Key Decisions for Investors

  • Go long XLE vs short XLY for 4-8 weeks: express the view that higher fuel/input costs compress consumer margins faster than they boost broad demand; target a 5-8% relative spread with tight stop if energy retraces on de-escalation.
  • Add to XOP or select upstream energy leaders on weakness over the next 1-2 weeks: the market usually pays up first for headline oil exposure, but cash-flow leverage is strongest if energy stays elevated for a full quarter; risk/reward improves if crude holds above the recent shock level.

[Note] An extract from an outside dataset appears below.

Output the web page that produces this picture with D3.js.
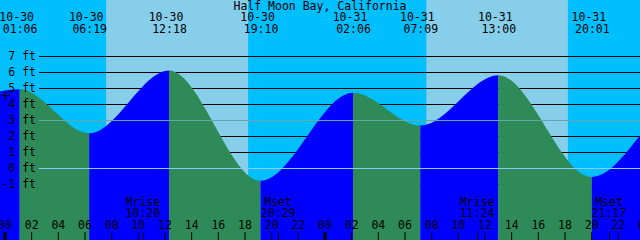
<!DOCTYPE html>
<html>
<head>
<meta charset="utf-8">
<script src="https://cdn.jsdelivr.net/npm/d3@7"></script>
<style>
  html, body { margin: 0; padding: 0; background: #00bfff; }
  svg { display: block; }
  text { font-family: "DejaVu Sans Mono", monospace; font-size: 11.5px; fill: #000; }
</style>
</head>
<body>
<svg id="chart" width="640" height="240"></svg>
<script>
// station and data
const title = "Half Moon Bay, California";

const tideTimes = ["2024-10-30T01:06", "2024-10-30T06:19", "2024-10-30T12:18", "2024-10-30T19:10",
                   "2024-10-31T02:06", "2024-10-31T07:09", "2024-10-31T13:00", "2024-10-31T20:01"];
const tideHeights = [4.92, 2.17, 6.1, -0.8, 4.7, 2.65, 5.8, -0.56];

// level of the curve where it meets the left and right borders
const edgeTimes = ["2024-10-29T23:37", "2024-10-31T23:38"];
const edgeHeights = [4.8, 2.05];

const sunriseTimes = ["2024-10-30T07:35", "2024-10-31T07:36"];
const sunsetTimes = ["2024-10-30T18:14", "2024-10-31T18:13"];

const moonLabels = ["Mrise", "Mset", "Mrise", "Mset"];
const moonTimes = ["2024-10-30T10:20", "2024-10-30T20:29", "2024-10-31T11:24", "2024-10-31T21:17"];

const feetTicks = [-1, 0, 1, 2, 3, 4, 5, 6, 7];
const datumLines = [0, 3];

const width = 640, height = 240;
const parse = d3.utcParse("%Y-%m-%dT%H:%M");
const fmtDate = d3.utcFormat("%m-%d");
const fmtTime = d3.utcFormat("%H:%M");

const start = parse("2024-10-30T00:00");
const end = parse("2024-11-01T00:00");

const x = d3.scaleUtc().domain([start, end]).range([5, 645]);
const y = d3.scaleLinear().domain([-1, 7]).range([184, 56]);

const svg = d3.select('#chart');

// sky: night everywhere, day between sunrise and sunset
svg.append('rect')
  .attr('width', width).attr('height', height)
  .style('fill', '#00bfff');

svg.selectAll('.day')
  .data(sunriseTimes.map((d, i) => [parse(d), parse(sunsetTimes[i])]))
  .enter()
  .append('rect')
  .attr('class', 'day')
  .attr('x', d => x(d[0]))
  .attr('y', 0)
  .attr('width', d => x(d[1]) - x(d[0]))
  .attr('height', height)
  .style('fill', '#87ceeb');

// foot grid, behind the water
svg.selectAll('.grid')
  .data(feetTicks)
  .enter()
  .append('line')
  .attr('class', 'grid')
  .attr('x1', 39).attr('x2', width)
  .attr('y1', d => y(d)).attr('y2', d => y(d))
  .style('stroke', 'black')
  .style('shape-rendering', 'crispEdges');

// tide curve
const points = tideTimes.map((t, i) => ({t: parse(t), h: tideHeights[i]}))
  .concat(edgeTimes.map((t, i) => ({t: parse(t), h: edgeHeights[i]})))
  .sort((a, b) => a.t - b.t);

const area = d3.area()
  .x(d => x(d.t))
  .y0(height)
  .y1(d => y(d.h))
  .curve(d3.curveMonotoneX);

svg.append('clipPath')
  .attr('id', 'water')
  .append('path')
  .attr('d', area(points));

// flood (rising) blue, ebb (falling) green
const segments = d3.pairs(points);
svg.append('g')
  .attr('clip-path', 'url(#water)')
  .selectAll('rect')
  .data(segments)
  .enter()
  .append('rect')
  .attr('x', (d, i) => i === 0 ? 0 : x(d[0].t))
  .attr('y', 0)
  .attr('width', (d, i) => (i === segments.length - 1 ? width : x(d[1].t)) - (i === 0 ? 0 : x(d[0].t)))
  .attr('height', height)
  .style('fill', d => d[1].h > d[0].h ? '#0000ff' : '#2e8b57');

// datum and mean level lines on top
svg.selectAll('.datum')
  .data(datumLines)
  .enter()
  .append('line')
  .attr('class', 'datum')
  .attr('x1', 39).attr('x2', width)
  .attr('y1', d => y(d)).attr('y2', d => y(d))
  .style('stroke', d => d === 0 ? '#87cefa' : '#62a8a6')
  .style('shape-rendering', 'crispEdges');

// foot labels
svg.selectAll('.ylabel')
  .data(feetTicks)
  .enter()
  .append('text')
  .attr('class', 'ylabel')
  .attr('x', 36)
  .attr('y', d => y(d) + 4)
  .style('text-anchor', 'end')
  .text(d => d + ' ft');

// marker at the left border
svg.append('path')
  .attr('d', 'M1,95.5H10M5.5,91V100')
  .style('stroke', 'black')
  .style('stroke-width', 1.2);

// title
svg.append('text')
  .attr('x', width / 2)
  .attr('y', 10)
  .style('text-anchor', 'middle')
  .text(title);

// high/low times along the top
const tides = tideTimes.map(parse);
svg.selectAll('.tdate')
  .data(tides)
  .enter()
  .append('text')
  .attr('class', 'tdate')
  .attr('x', d => x(d) - 3)
  .attr('y', 21)
  .style('text-anchor', 'middle')
  .text(d => fmtDate(d).replace(/^0/, '') === '10-30' ? fmtDate(d) : fmtDate(d));

svg.selectAll('.ttime')
  .data(tides)
  .enter()
  .append('text')
  .attr('class', 'ttime')
  .attr('x', d => x(d) + 0.5)
  .attr('y', 33)
  .style('text-anchor', 'middle')
  .text(d => fmtTime(d));

// hour axis along the bottom
const hours = d3.utcHour.every(2).range(start, d3.utcHour.offset(end, 1));
svg.selectAll('.hlabel')
  .data(hours)
  .enter()
  .append('text')
  .attr('class', 'hlabel')
  .attr('x', d => x(d))
  .attr('y', 229)
  .style('text-anchor', 'middle')
  .text(d => d3.utcFormat('%H')(d));

svg.selectAll('.htick')
  .data(hours)
  .enter()
  .append('line')
  .attr('class', 'htick')
  .attr('x1', d => x(d)).attr('x2', d => x(d))
  .attr('y1', 232).attr('y2', height)
  .style('stroke', 'black')
  .style('stroke-width', d => d.getUTCHours() === 0 ? 3 : 1);

// moon rise / set
const moons = moonTimes.map((t, i) => ({t: parse(t), label: moonLabels[i]}));
svg.selectAll('.mtick')
  .data(moons)
  .enter()
  .append('line')
  .attr('class', 'mtick')
  .attr('x1', d => Math.round(x(d.t)) + 0.5).attr('x2', d => Math.round(x(d.t)) + 0.5)
  .attr('y1', 232).attr('y2', height)
  .style('stroke', 'black');

svg.selectAll('.mlabel')
  .data(moons)
  .enter()
  .append('text')
  .attr('class', 'mlabel')
  .attr('x', d => x(d.t))
  .attr('y', 206)
  .style('text-anchor', 'middle')
  .text(d => d.label);

svg.selectAll('.mtime')
  .data(moons)
  .enter()
  .append('text')
  .attr('class', 'mtime')
  .attr('x', d => x(d.t))
  .attr('y', 217)
  .style('text-anchor', 'middle')
  .text(d => fmtTime(d.t));
</script>
</body>
</html>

  • Short airline/transport exposure via JETS or a basket of DAL/UAL/FDX for 1-3 months: fuel is a direct P&L headwind and pricing lags cost moves; upside is capped if demand remains resilient, but downside is material if oil stays firm.
  • Use call spreads on TLT or rate-sensitive defensives only if energy prices keep climbing for another 2-3 weeks: the trade is a hedge against delayed policy easing, but it should be sized modestly because a quick geopolitical thaw would unwind it fast.
  • Avoid aggressive outright shorting of cyclicals until the inflation data confirms pass-through: the better expression is relative-value, since resilient activity reduces recession odds and can keep the short side painful even as margins compress.